At the end of 1905, these tensions broke out into open conflict with the discovery in Vienna that Serbia and Bulgaria had signed a ‘secret' customs union. Vienna's demand early in 1906 that Belgrade repudiate the union proved counter-productive; among other things, it transformed the Bulgarian union, which had been a matter of indifference to most Serbs, into the fetish (for a time at least) of Serbian national opinion.
55
The general outlines of the 1906 crisis are set out in
chapter 1
, but one further point should be borne in mind, namely that what worried the politicians in Vienna was less the negligible commercial significance of the union with Bulgaria than the political logic underlying it. What if the Serbo-Bulgarian customs union were merely the first step in the direction of a ‘league' of Balkan states hostile to Austria-Hungary and receptive to promptings from St Petersburg?

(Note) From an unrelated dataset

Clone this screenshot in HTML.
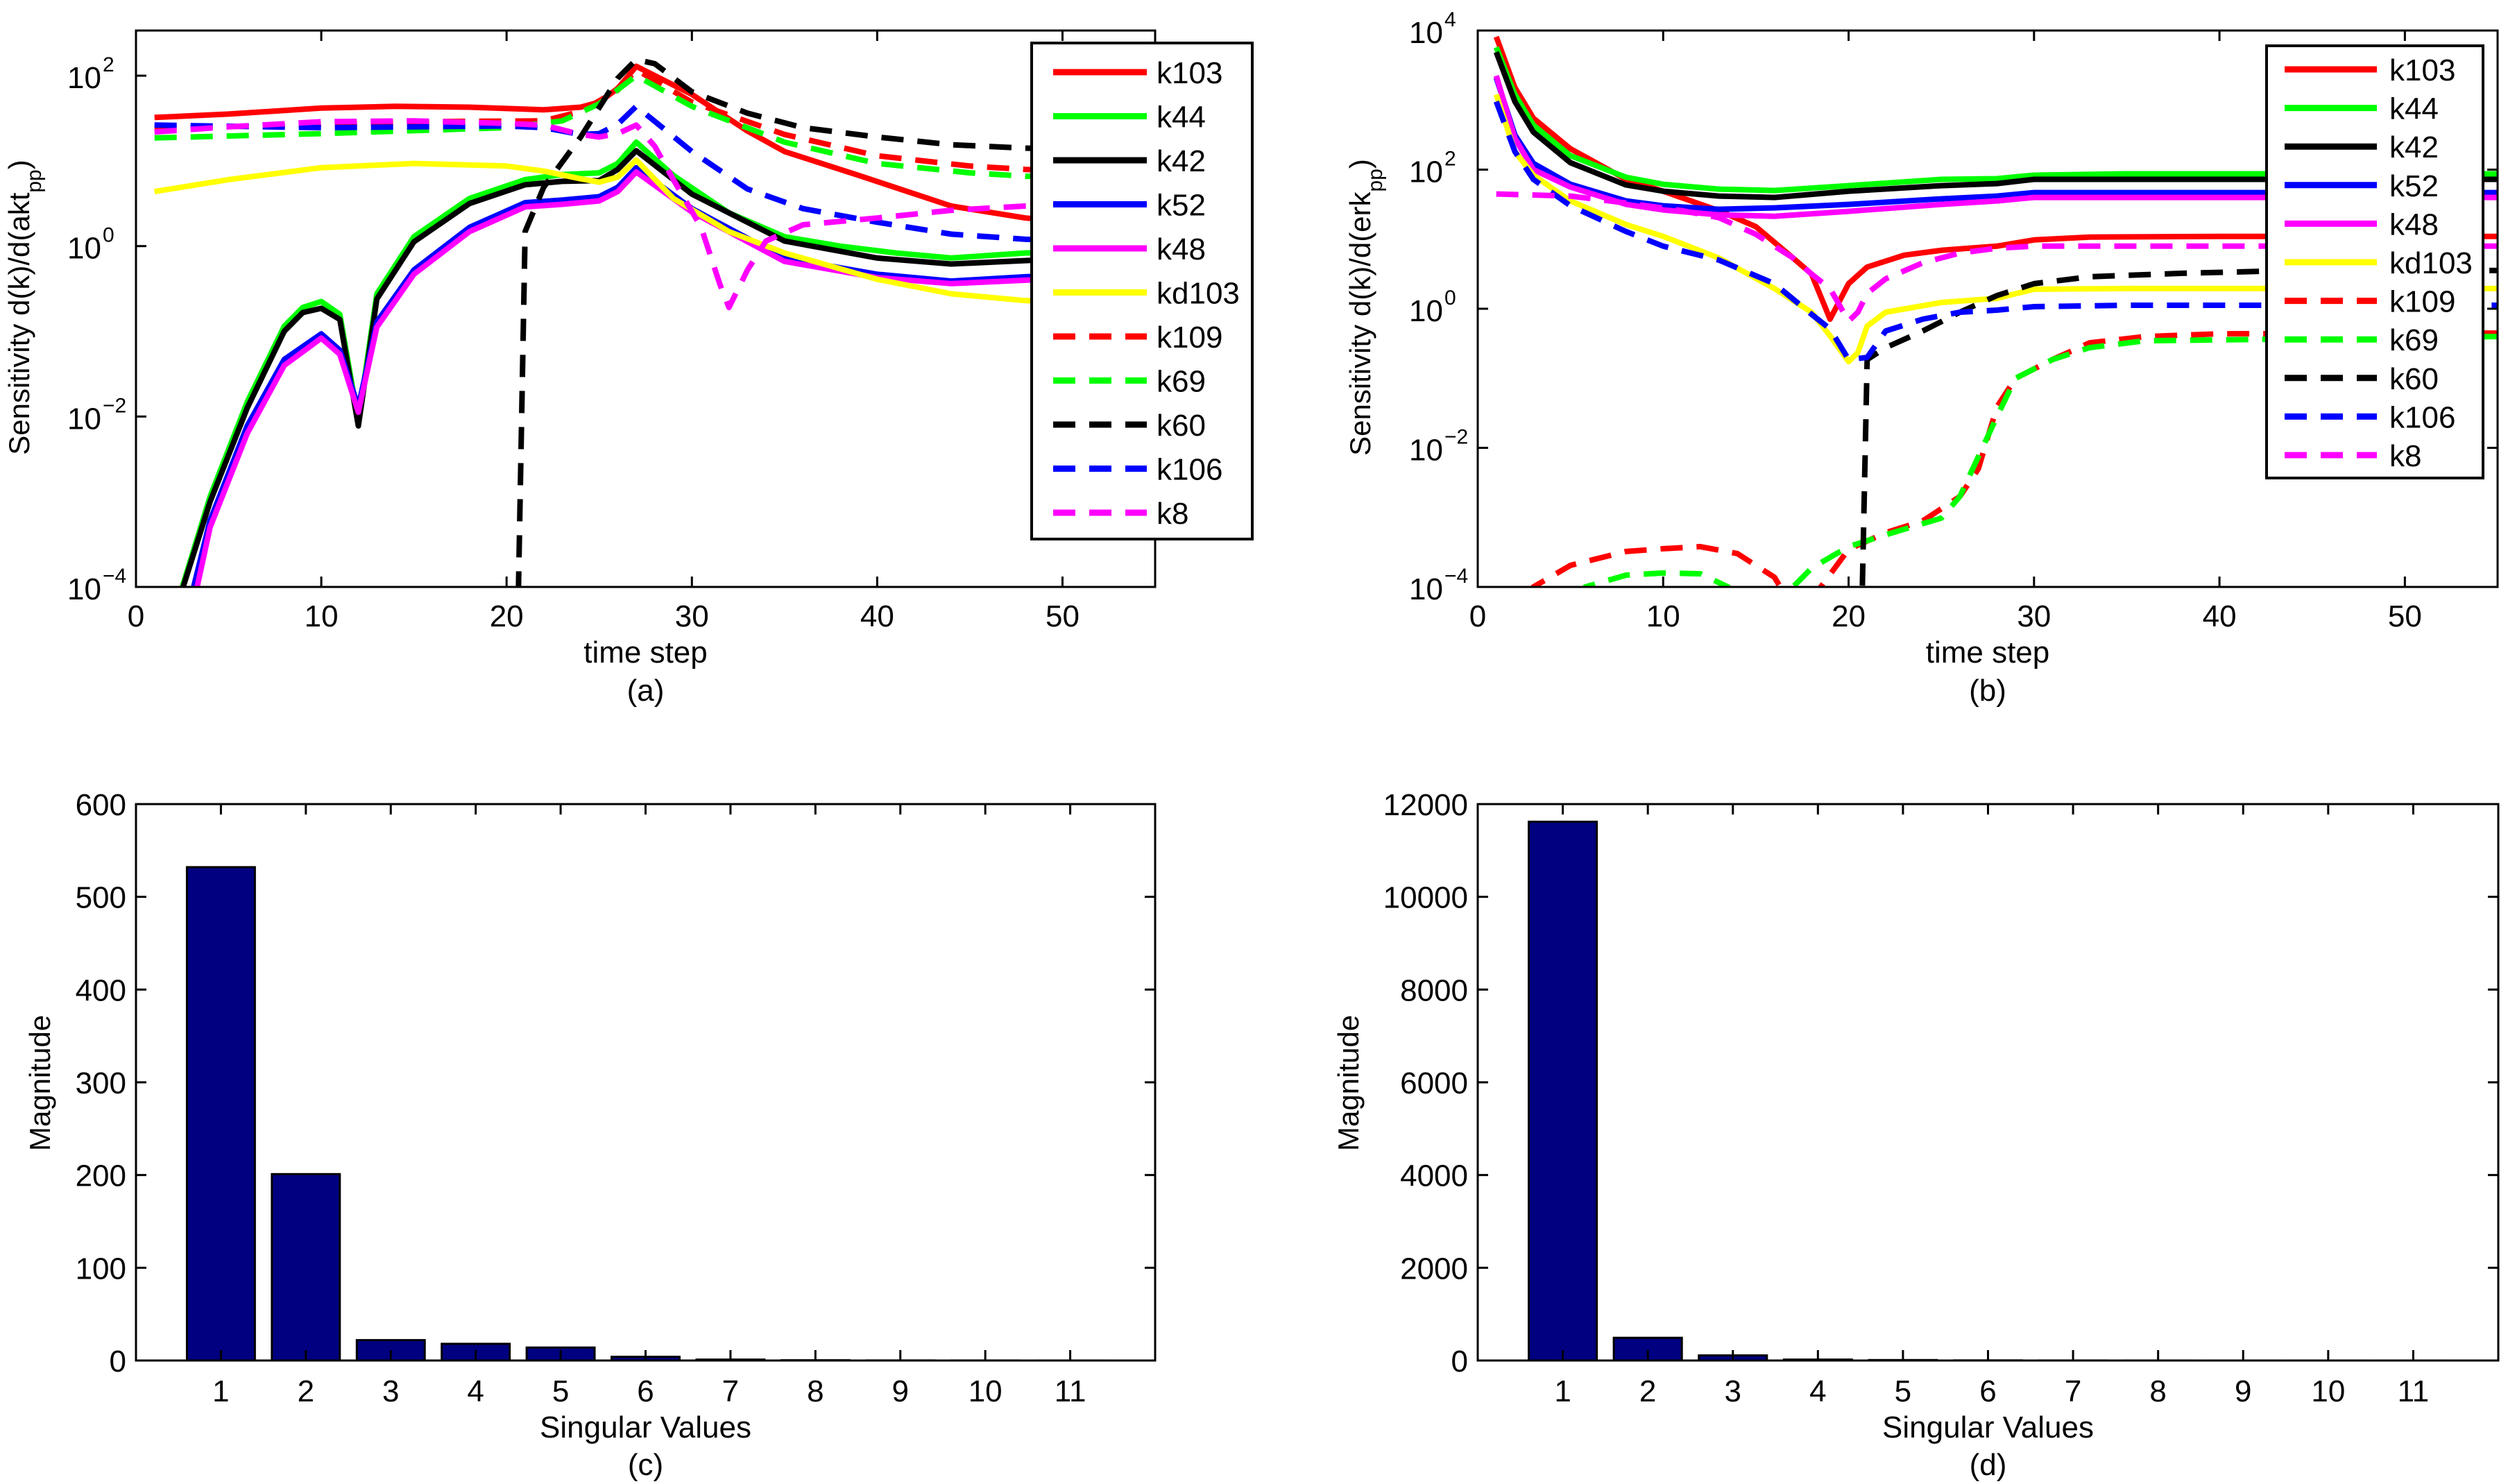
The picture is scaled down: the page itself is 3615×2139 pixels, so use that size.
<!DOCTYPE html>
<html><head><meta charset="utf-8"><style>
html,body{margin:0;padding:0;background:#fff;}
svg{display:block;font-family:"Liberation Sans",sans-serif;}
</style></head><body>
<svg id="fig" width="3615" height="2139" viewBox="0 0 3615 2139" xmlns="http://www.w3.org/2000/svg">
<rect width="3615" height="2139" fill="#fff"/>
</svg>
<script>
// ---------- Panel (a) data: [time, log10 value] ----------
const aK103 = [[1,1.51],[5,1.55],[10,1.62],[14,1.64],[18,1.63],[22,1.6],[24,1.63],[25,1.69],[26,1.85],[27,2.11],[28,2.0],[30,1.78],[33,1.35],[35,1.11],[39,0.83],[44,0.47],[48,0.33],[55,0.2]];
const aK44 = [[2.5,-4],[4,-2.94],[6,-1.83],[8,-0.94],[9,-0.72],[10,-0.65],[11,-0.8],[12,-2.05],[13,-0.56],[15,0.11],[18,0.56],[21,0.78],[23,0.84],[25,0.86],[26,0.97],[27,1.22],[29,0.83],[32,0.39],[35,0.11],[38,0],[41,-0.08],[44,-0.14],[48,-0.08],[55,-0.04]];
const aK42 = [[2.4,-4.1],[4,-3.0],[6,-1.9],[8,-1.0],[9,-0.78],[10,-0.73],[11,-0.86],[12,-2.11],[13,-0.62],[15,0.05],[18,0.5],[21,0.72],[23,0.76],[25,0.77],[26,0.9],[27,1.12],[30,0.61],[35,0.06],[40,-0.14],[44,-0.21],[48,-0.17],[55,-0.1]];
const aK52 = [[3,-4.1],[4,-3.22],[6,-2.11],[8,-1.33],[10,-1.03],[11,-1.22],[12,-1.89],[13,-0.89],[15,-0.28],[18,0.22],[21,0.51],[23,0.54],[25,0.58],[26,0.69],[27,0.92],[30,0.44],[35,-0.14],[40,-0.33],[44,-0.41],[48,-0.36],[55,-0.3]];
const aK48 = [[3.2,-4.1],[4,-3.3],[6,-2.2],[8,-1.4],[10,-1.08],[11,-1.27],[12,-1.95],[13,-0.95],[15,-0.33],[18,0.17],[21,0.46],[23,0.49],[25,0.53],[26,0.64],[27,0.87],[30,0.4],[35,-0.18],[40,-0.37],[44,-0.44],[48,-0.4],[55,-0.34]];
const aKd103 = [[1,0.64],[5,0.78],[10,0.92],[15,0.97],[20,0.94],[22,0.88],[24,0.79],[25,0.75],[26,0.81],[27,1.01],[29,0.56],[32,0.17],[35,-0.08],[40,-0.39],[44,-0.56],[48,-0.64],[55,-0.68]];
const aK109 = [[1,1.38],[10,1.43],[15,1.46],[22,1.47],[24,1.58],[26,1.83],[27,2.07],[30,1.69],[35,1.31],[40,1.06],[45,0.94],[48,0.9],[55,0.85]];
const aK69 = [[1,1.27],[10,1.32],[20,1.39],[23,1.47],[25,1.67],[27,2.0],[30,1.64],[35,1.22],[40,0.97],[45,0.86],[48,0.82],[55,0.78]];
const aK60 = [[20.6,-4.5],[21,0.17],[22,0.69],[24,1.28],[26,1.97],[27,2.19],[28,2.14],[30,1.81],[33,1.56],[36,1.39],[40,1.28],[44,1.19],[48,1.15],[55,1.1]];
const aK106 = [[1,1.42],[10,1.39],[20,1.41],[22,1.39],[24,1.31],[25,1.32],[26,1.43],[27,1.64],[30,1.11],[33,0.67],[36,0.44],[40,0.28],[44,0.14],[48,0.08],[55,0.03]];
const aK8 = [[1,1.34],[5,1.4],[10,1.46],[15,1.47],[20,1.44],[22,1.42],[24,1.31],[25,1.28],[26,1.32],[27,1.42],[28,1.17],[29,0.78],[30.5,0.22],[31.5,-0.44],[32,-0.72],[33,-0.28],[34,0.06],[36,0.25],[40,0.33],[44,0.42],[48,0.47],[55,0.5]];

// ---------- Panel (b) data: [time, log10 value] ----------
const bK103 = [[1,3.91],[2,3.18],[3,2.74],[5,2.3],[8,1.86],[10,1.69],[13,1.41],[15,1.18],[17,0.73],[18,0.5],[19,-0.15],[20,0.36],[21,0.6],[23,0.77],[25,0.84],[28,0.9],[30,0.99],[33,1.03],[40,1.04],[55,1.04]];
const bK44 = [[1,3.76],[2,3.08],[3,2.64],[5,2.2],[8,1.89],[10,1.79],[13,1.72],[16,1.7],[20,1.77],[25,1.86],[28,1.87],[30,1.92],[35,1.94],[55,1.94]];
const bK42 = [[1,3.69],[2,2.98],[3,2.54],[5,2.1],[8,1.78],[10,1.69],[13,1.62],[16,1.6],[20,1.69],[25,1.77],[28,1.8],[30,1.86],[35,1.86],[55,1.86]];
const bK52 = [[1,3.32],[2,2.5],[3,2.09],[5,1.79],[8,1.55],[10,1.48],[13,1.43],[16,1.45],[20,1.5],[25,1.58],[28,1.62],[30,1.67],[55,1.67]];
const bK48 = [[1,3.35],[2,2.45],[3,2.0],[5,1.75],[8,1.5],[10,1.42],[13,1.35],[16,1.33],[20,1.4],[25,1.5],[28,1.55],[30,1.6],[55,1.6]];
const bKd103 = [[1,3.08],[2,2.26],[3,1.92],[5,1.55],[8,1.21],[10,1.04],[13,0.73],[16,0.29],[18,-0.05],[19,-0.39],[20,-0.76],[20.5,-0.63],[21,-0.25],[22,-0.05],[25,0.09],[28,0.15],[30,0.28],[35,0.29],[55,0.29]];
const bK109 = [[2,-4.6],[3,-4],[5,-3.69],[8,-3.49],[10,-3.45],[12,-3.42],[14,-3.52],[16,-3.86],[17,-4.3],[18,-4.3],[18.5,-4],[20,-3.46],[22,-3.22],[24,-3.05],[26,-2.7],[27,-2.3],[28,-1.41],[29,-1.0],[31,-0.73],[33,-0.49],[36,-0.4],[40,-0.36],[55,-0.35]];
const bK69 = [[4.5,-4.6],[5.8,-4],[8,-3.83],[10,-3.8],[12,-3.81],[13.5,-4],[15,-4.4],[16,-4.4],[17,-4],[18,-3.73],[20,-3.42],[22,-3.25],[25,-3.01],[26,-2.7],[28,-1.55],[29,-1.0],[31,-0.73],[33,-0.56],[36,-0.46],[55,-0.4]];
const bK60 = [[20.7,-4.5],[21,-0.73],[22,-0.56],[24,-0.32],[26,-0.05],[28,0.19],[30,0.36],[33,0.46],[38,0.51],[44,0.55],[55,0.55]];
const bK106 = [[1,2.98],[2,2.26],[3,1.86],[5,1.48],[8,1.11],[10,0.9],[13,0.7],[16,0.36],[18,-0.08],[19,-0.29],[20,-0.73],[21,-0.7],[22,-0.32],[24,-0.15],[26,-0.05],[28,-0.02],[30,0.03],[35,0.05],[55,0.05]];
const bK8 = [[1,1.65],[5,1.62],[8,1.52],[11,1.41],[13,1.31],[15,1.07],[17,0.73],[18,0.5],[19,0.29],[20,-0.18],[20.5,-0.05],[21,0.22],[22,0.43],[24,0.66],[26,0.8],[28,0.87],[30,0.9],[55,0.9]];

// ---------- Bar data ----------
const svIndex = [1,2,3,4,5,6,7,8,9,10,11];
const cValues = [532,201,22,18,14,4,1,0.3,0.1,0.05,0.02];
const dValues = [11620,490,110,20,10,3,1,0.5,0.2,0.1,0.05];
const cTicks = [0,100,200,300,400,500,600];
const dTicks = [0,2000,4000,6000,8000,10000,12000];
const timeTicks = [0,10,20,30,40,50];
const aLogTicks = [-4,-2,0,2];
const bLogTicks = [-4,-2,0,2,4];

const legendNames = ['k103','k44','k42','k52','k48','kd103','k109','k69','k60','k106','k8'];
const seriesColors = ['#ff0000','#00ff00','#000000','#0000ff','#ff00ff','#ffff00','#ff0000','#00ff00','#000000','#0000ff','#ff00ff'];
const aSeries = [aK103,aK44,aK42,aK52,aK48,aKd103,aK109,aK69,aK60,aK106,aK8];
const bSeries = [bK103,bK44,bK42,bK52,bK48,bKd103,bK109,bK69,bK60,bK106,bK8];

const NS='http://www.w3.org/2000/svg';
const fig=document.getElementById('fig');
function mk(tag,attrs,parent){const e=document.createElementNS(NS,tag);for(const k in attrs)e.setAttribute(k,attrs[k]);(parent||fig).appendChild(e);return e;}
function txt(x,y,s,anchor,size,parent){const t=mk('text',{x:x,y:y,'text-anchor':anchor,'font-size':size,fill:'#000'},parent);t.textContent=s;return t;}

function linScale(d0,d1,r0,r1){return v=>r0+(v-d0)*(r1-r0)/(d1-d0);}

function logPanel(id,L,R,T,B,ymin,ymax,ticks,series,legend,label,sub,caption){
  const g=mk('g',{});
  
  
  const xs=linScale(0,55,L,R), ys=linScale(ymin,ymax,B,T);
  const cp=mk('clipPath',{id:'clip'+id},g);
  mk('rect',{x:L,y:T,width:R-L,height:B-T},cp);
  const lines=mk('g',{'clip-path':'url(#clip'+id+')'},g);
  // draw dashed first, then solid? keep order: dashed on top as in reference
  series.forEach((s,i)=>{
    const d=s.map((p,j)=>(j?'L':'M')+xs(p[0]).toFixed(1)+','+ys(p[1]).toFixed(1)).join(' ');
    const p=mk('path',{d:d,fill:'none',stroke:seriesColors[i],'stroke-width':8,'stroke-linejoin':'round'},lines);
    if(i>=6)p.setAttribute('stroke-dasharray','32 20');
    
    
  });
  const ax=mk('rect',{x:L,y:T,width:R-L,height:B-T,fill:'none',stroke:'#000','stroke-width':3},g);
  
  
  timeTicks.forEach(v=>{
    const x=xs(v);
    mk('line',{x1:x,y1:B,x2:x,y2:B-15,stroke:'#000','stroke-width':3},g);
    mk('line',{x1:x,y1:T,x2:x,y2:T+15,stroke:'#000','stroke-width':3},g);
    const t=txt(x,903,String(v),'middle',44,g);
    
    
  });
  ticks.forEach(v=>{
    const y=ys(v);
    mk('line',{x1:L,y1:y,x2:L+15,y2:y,stroke:'#000','stroke-width':3},g);
    mk('line',{x1:R,y1:y,x2:R-15,y2:y,stroke:'#000','stroke-width':3},g);
    const t=mk('text',{x:L-50,y:y+18,'text-anchor':'end','font-size':44},g);
    
    
    t.textContent='10';
    const e=mk('text',{x:L-48,y:y-6,'text-anchor':'start','font-size':30},g);
    e.textContent=(v<0?'\u2212'+(-v):String(v));
  });
  const xt=txt((L+R)/2,955,'time step','middle',44,g);
  
  
  const cap=txt((L+R)/2,1010,caption,'middle',44,g);
  
  
  const yl=mk('text',{x:0,y:0,'text-anchor':'middle','font-size':42,transform:'translate('+label.x+',443) rotate(-90)'},g);
  
  
  yl.textContent=label.text;
  const ts=mk('tspan',{'baseline-shift':'sub','font-size':30},yl);ts.textContent=sub;
  const t2=mk('tspan',{},yl);t2.textContent=')';
  // legend
  const lg=mk('g',{},g);
  
  
  mk('rect',{x:legend.x0,y:legend.y0,width:legend.x1-legend.x0,height:legend.y1-legend.y0,fill:'#fff',stroke:'#000','stroke-width':4},lg);
  legendNames.forEach((n,i)=>{
    const y=legend.r0+i*legend.dy;
    const e=mk('g',{},lg);
    
    
    const l=mk('line',{x1:legend.lx0,y1:y,x2:legend.lx1,y2:y,stroke:seriesColors[i],'stroke-width':9},e);
    if(i>=6)l.setAttribute('stroke-dasharray','32 20');
    txt(legend.tx,y+16,n,'start',44,e);
  });
}

logPanel('a',196,1665,44,846,-4,2.53,aLogTicks,aSeries,
  {x0:1487,x1:1805,y0:62,y1:777,lx0:1518,lx1:1653,tx:1667,r0:104,dy:63.5},
  {x:42,text:'Sensitivity d(k)/d(akt'},'pp','(a)');
logPanel('b',2130,3600,44,846,-4,4,bLogTicks,bSeries,
  {x0:3267,x1:3579,y0:66,y1:689,lx0:3293,lx1:3426,tx:3444,r0:100,dy:55.6},
  {x:1975,text:'Sensitivity d(k)/d(erk'},'pp','(b)');

function barPanel(id,L,R,T,B,ymax,ticks,vals,caption,ylx){
  const g=mk('g',{});
  
  
  const xs=linScale(0,12,L,R), ys=linScale(0,ymax,B,T);
  vals.forEach((v,i)=>{
    const x0=xs(svIndex[i]-0.4), x1=xs(svIndex[i]+0.4), y=ys(v);
    const r=mk('rect',{x:x0,y:y,width:x1-x0,height:Math.max(B-y,0),fill:'#000080',stroke:'#000','stroke-width':3},g);
    
    
  });
  const ax=mk('rect',{x:L,y:T,width:R-L,height:B-T,fill:'none',stroke:'#000','stroke-width':3},g);
  
  
  svIndex.forEach(v=>{
    const x=xs(v);
    mk('line',{x1:x,y1:B,x2:x,y2:B-15,stroke:'#000','stroke-width':3},g);
    mk('line',{x1:x,y1:T,x2:x,y2:T+15,stroke:'#000','stroke-width':3},g);
    const t=txt(x,2020,String(v),'middle',44,g);
    
    
  });
  ticks.forEach(v=>{
    const y=ys(v);
    mk('line',{x1:L,y1:y,x2:L+15,y2:y,stroke:'#000','stroke-width':3},g);
    mk('line',{x1:R,y1:y,x2:R-15,y2:y,stroke:'#000','stroke-width':3},g);
    const t=txt(L-14,y+16,String(v),'end',44,g);
    
    
  });
  const xt=txt((L+R)/2,2072,'Singular Values','middle',44,g);
  
  
  const cap=txt((L+R)/2,2126,caption,'middle',44,g);
  
  
  const yl=mk('text',{x:0,y:0,'text-anchor':'middle','font-size':42,transform:'translate('+ylx+',1561) rotate(-90)'},g);
  
  
  yl.textContent='Magnitude';
}
barPanel('c',196,1665,1159,1961,600,cTicks,cValues,'(c)',72);
barPanel('d',2130,3601,1159,1961,12000,dTicks,dValues,'(d)',1958);
</script>
</body></html>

It is easy to write this off as Austrian paranoia, but in reality, the policy-makers in Vienna were not far off the mark: the Serbian-Bulgarian customs agreement
was
in fact the third of a sequence of secret alliances between Serbia and Bulgaria, of which the first two were already clearly anti-Austrian in orientation. A Treaty of Friendship and a Treaty of Alliance had already been signed in Belgrade on 12 May 1904 in circumstances of the strictest secrecy. Dumba had done his utmost to find out what was going on between the Bulgarian delegates visiting the city and their Serbian interlocutors, but though his suspicions were raised, he had failed to penetrate the curtain of confidentiality surrounding the negotiations. Vienna's fear of Russian involvement, it turned out, was well founded. St Petersburg was indeed – notwithstanding the Austro-Russian détente and the immense effort of a disastrous war with Japan – working towards the creation of a Balkan alliance. A key figure in the negotiations was the Bulgarian diplomat Dimitar Rizov, sometime agent of the Russian Asiatic Department. On 15 September 1904 at eleven o'clock in the morning, the Russian ambassadors in Belgrade and Sofia were simultaneously (and secretly) presented with copies of the Serbian-Bulgarian Treaty of Alliance by the foreign ministers of Serbia and Bulgaria respectively.
56

One difficult feature of Austro-Hungarian Balkan policy was the deepening interpenetration of foreign and domestic issues.
57
For obvious reasons, domestic and international politics were most likely to become entangled in the case of those minorities for whom there existed an independent ‘motherland' outside the boundaries of the empire. The Czechs, Slovenes, Poles, Slovaks and Croats of the Habsburg lands possessed no such sovereign external nation-state. The 3 million Romanians in the Duchy of Transylvania, on the other hand, did. Thanks to the intricacies of the dualist system, there was little Vienna could do to prevent oppressive Hungarian cultural policies from alienating the neighbouring kingdom of Romania, a political partner of great strategic value in the region. Yet it proved possible, at least until around 1910, to insulate Austro-Romanian relations from the impact of domestic tensions, mainly because the government of Romania, an ally of Austria and Germany, made no effort to foment or exploit ethnic discord in Transylvania.